Diaz must 'show us the justice'

Editorial 6/30

With the City Council's inevitable confirmation of John Diaz as Seattle's newest police chief just weeks away, the city of 600,000 will get two things: An honest and experienced cop at the top and nonreform.
In April, when an officer was caught on video roughing up and berating a robbery suspect with racial epithets in Westlake (the officer actually stomped the prone suspect's hand back down after the suspect moved it) the officer was administratively reassigned and the Office of Professional Accountability (OPA) began an investigation of the incident. Then, in June, an officer responding to the rampant jaywalking occurring outside Franklin High School, was accosted by a woman trying to stop the officer from citing the woman's friend. The officer responded by punching the woman in the face. That too, was captured on video. The OPA is investigating this incident as well and the officer in question is working with the training section of the police department to review the tactics he used.

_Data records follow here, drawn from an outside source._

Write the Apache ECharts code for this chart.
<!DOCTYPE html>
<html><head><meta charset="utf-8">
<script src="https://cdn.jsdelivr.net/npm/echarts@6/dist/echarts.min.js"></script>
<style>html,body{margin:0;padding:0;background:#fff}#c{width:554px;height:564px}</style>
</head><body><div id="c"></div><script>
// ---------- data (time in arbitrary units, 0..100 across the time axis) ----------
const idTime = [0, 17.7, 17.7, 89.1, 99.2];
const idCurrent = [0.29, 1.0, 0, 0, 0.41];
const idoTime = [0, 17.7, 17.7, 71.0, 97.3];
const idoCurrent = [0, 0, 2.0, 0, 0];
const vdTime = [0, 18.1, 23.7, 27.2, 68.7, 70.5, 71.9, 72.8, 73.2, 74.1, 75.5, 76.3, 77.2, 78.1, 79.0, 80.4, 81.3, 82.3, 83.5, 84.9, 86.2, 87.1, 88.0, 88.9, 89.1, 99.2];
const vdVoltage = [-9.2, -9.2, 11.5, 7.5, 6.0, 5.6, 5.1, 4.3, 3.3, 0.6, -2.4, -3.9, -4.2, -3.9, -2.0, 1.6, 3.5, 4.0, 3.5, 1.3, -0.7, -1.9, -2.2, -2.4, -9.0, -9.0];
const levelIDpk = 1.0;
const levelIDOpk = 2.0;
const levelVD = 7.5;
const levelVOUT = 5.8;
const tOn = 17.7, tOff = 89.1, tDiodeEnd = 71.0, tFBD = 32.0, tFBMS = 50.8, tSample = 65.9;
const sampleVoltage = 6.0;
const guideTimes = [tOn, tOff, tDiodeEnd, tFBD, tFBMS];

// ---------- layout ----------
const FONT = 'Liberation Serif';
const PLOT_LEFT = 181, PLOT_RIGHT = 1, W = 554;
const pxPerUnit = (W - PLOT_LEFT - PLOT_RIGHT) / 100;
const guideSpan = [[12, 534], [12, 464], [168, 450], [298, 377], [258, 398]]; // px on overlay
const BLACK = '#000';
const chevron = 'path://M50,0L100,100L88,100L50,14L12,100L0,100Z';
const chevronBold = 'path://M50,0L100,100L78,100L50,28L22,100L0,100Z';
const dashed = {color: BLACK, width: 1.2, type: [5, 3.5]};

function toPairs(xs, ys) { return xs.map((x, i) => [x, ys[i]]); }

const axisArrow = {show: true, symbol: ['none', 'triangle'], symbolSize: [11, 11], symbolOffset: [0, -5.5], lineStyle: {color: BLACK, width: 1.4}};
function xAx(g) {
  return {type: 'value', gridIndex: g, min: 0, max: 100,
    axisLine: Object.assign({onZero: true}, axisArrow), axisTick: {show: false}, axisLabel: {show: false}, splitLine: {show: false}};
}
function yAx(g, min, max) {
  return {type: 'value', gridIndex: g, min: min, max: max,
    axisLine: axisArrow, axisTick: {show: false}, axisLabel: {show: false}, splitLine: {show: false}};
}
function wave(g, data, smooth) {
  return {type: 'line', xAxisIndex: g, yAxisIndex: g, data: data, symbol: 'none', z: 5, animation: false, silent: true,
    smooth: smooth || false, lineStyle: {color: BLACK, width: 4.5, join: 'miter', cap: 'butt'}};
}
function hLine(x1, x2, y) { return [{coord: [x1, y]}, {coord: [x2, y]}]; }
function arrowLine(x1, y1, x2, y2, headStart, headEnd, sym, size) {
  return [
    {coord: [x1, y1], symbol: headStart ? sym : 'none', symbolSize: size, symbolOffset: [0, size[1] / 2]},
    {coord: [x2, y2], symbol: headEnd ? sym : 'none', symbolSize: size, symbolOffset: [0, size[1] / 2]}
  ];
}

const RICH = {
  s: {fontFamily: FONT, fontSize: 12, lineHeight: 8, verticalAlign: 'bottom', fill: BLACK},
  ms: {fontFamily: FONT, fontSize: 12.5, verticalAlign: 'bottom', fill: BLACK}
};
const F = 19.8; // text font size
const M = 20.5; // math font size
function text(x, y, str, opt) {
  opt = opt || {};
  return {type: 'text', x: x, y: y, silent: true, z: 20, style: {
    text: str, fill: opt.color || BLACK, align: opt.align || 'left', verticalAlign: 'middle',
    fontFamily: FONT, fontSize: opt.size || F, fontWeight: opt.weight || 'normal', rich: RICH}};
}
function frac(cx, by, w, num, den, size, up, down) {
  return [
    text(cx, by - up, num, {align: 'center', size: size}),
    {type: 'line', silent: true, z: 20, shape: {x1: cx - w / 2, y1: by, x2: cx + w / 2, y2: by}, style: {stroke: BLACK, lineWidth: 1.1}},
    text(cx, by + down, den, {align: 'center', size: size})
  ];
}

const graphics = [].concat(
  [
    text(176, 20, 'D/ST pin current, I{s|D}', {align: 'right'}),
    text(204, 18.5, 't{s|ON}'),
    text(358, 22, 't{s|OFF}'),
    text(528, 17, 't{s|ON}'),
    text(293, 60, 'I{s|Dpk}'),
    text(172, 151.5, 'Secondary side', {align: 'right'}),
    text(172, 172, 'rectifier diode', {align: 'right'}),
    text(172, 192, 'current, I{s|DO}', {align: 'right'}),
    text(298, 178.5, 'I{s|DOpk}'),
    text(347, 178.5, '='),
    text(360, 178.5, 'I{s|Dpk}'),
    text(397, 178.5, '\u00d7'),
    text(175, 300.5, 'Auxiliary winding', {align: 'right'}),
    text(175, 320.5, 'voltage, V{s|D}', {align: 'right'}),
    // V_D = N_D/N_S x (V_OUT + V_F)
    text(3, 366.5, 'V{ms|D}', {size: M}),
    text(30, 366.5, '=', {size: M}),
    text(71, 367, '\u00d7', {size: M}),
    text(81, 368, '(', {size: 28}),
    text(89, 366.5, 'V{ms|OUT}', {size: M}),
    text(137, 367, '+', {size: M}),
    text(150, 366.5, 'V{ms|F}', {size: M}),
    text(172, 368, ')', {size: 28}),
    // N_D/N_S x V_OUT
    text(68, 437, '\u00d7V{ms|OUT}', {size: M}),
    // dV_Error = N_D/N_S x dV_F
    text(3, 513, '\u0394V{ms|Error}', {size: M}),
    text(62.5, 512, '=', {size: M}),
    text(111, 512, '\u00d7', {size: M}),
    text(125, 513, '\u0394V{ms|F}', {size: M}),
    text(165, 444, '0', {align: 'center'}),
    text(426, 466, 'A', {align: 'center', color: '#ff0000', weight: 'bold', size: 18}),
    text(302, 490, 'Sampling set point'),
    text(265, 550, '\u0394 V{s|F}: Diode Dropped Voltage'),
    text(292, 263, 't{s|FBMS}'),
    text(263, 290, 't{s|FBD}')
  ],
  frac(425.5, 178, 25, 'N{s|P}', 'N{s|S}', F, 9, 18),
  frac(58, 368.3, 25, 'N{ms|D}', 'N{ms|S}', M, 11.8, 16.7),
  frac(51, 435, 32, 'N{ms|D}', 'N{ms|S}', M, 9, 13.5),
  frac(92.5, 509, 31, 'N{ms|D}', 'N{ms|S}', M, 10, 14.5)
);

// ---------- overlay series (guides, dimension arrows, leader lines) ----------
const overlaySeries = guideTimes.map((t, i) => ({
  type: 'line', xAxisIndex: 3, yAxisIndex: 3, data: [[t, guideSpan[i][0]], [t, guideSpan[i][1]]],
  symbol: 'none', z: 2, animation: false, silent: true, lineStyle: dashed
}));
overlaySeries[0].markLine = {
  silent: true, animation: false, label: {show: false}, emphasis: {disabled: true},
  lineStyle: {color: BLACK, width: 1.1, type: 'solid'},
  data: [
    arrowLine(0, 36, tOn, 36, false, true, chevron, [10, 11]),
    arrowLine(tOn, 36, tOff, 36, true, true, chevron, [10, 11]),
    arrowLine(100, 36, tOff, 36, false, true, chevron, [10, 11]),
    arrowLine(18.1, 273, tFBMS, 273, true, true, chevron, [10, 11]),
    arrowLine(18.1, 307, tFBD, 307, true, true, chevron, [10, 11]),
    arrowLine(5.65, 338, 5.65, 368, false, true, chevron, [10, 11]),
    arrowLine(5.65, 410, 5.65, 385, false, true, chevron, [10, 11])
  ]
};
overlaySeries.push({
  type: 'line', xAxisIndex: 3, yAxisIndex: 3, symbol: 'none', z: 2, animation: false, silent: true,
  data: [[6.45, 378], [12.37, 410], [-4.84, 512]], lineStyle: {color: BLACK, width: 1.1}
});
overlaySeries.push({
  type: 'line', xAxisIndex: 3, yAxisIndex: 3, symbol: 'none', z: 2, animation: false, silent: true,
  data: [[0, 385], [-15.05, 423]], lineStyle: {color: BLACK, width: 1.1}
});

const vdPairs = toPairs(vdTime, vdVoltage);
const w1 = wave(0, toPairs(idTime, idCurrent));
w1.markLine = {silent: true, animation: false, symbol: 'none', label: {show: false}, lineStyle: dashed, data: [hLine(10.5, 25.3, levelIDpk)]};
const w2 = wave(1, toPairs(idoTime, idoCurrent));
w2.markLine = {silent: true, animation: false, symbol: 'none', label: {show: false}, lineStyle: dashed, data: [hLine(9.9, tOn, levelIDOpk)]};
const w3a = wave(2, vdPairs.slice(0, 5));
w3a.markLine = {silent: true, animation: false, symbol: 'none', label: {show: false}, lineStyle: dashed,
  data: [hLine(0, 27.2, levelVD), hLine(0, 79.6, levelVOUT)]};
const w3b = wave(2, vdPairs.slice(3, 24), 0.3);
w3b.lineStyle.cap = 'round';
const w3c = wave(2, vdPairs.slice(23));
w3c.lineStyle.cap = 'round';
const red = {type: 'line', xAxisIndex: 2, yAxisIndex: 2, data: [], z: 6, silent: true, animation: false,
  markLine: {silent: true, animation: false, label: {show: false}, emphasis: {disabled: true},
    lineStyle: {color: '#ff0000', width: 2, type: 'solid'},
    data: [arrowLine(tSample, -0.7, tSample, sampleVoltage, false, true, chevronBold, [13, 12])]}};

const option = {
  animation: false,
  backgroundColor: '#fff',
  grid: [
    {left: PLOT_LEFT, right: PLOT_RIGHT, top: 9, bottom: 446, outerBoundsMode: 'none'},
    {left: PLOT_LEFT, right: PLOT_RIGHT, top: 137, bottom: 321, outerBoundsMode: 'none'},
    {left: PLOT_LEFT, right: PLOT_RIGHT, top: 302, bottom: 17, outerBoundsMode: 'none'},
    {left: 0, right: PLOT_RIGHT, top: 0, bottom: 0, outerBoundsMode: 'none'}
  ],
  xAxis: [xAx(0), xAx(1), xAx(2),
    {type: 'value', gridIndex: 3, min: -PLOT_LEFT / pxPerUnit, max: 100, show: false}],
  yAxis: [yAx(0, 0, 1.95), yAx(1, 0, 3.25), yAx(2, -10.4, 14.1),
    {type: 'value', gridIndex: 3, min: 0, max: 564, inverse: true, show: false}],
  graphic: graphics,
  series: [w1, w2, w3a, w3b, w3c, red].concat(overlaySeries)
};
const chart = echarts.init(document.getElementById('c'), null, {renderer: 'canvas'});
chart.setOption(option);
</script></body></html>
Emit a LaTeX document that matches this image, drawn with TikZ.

When the OPA finishes its investigations, which won't be for a while and by then public furor over the matters will have long since dissipated, its recommendations to Chief Diaz, we'd be willing to bet, will be no more than a slap on the proverbial wrist.
At what expense would such weak punishment come? It would come at the expense of a continued rift between police and underrepresented citizens of Seattle. When April's robbery suspect (police later learned that he had nothing to do with robberies earlier that evening) finds out that the officer who roughed him up got a punishment of temporary reassignment, will he feel justice has been served? How about the jaywalker? Unlikely.
And even though Diaz has already begun the laudable Neighborhood Viewpoint campaign, a neighborhood-by-neighborhood survey of how citizens feel about Seattle Police and how it can better serve the community, such an effort would be erased by citizens confronted by video of police behaving like agents of terror, unless Diaz takes a visible stand between justice and perceived cronyism. It is a very fine line to walk as being a police officer is often a thankless job and fraternal trust literally becomes a lifeline. But no position or semblance of brother- or sisterhood, especially one funded by and subject to taxpayers' scrutiny, should be deemed above the law.
If a true partnership between the citizens of Seattle and its police force is to flourish, as Diaz says he wants to see, then he needs to show us the justice by properly penalizing officers who disrupt that partnership. Otherwise, it will be business as usual.[[In-content Ad]]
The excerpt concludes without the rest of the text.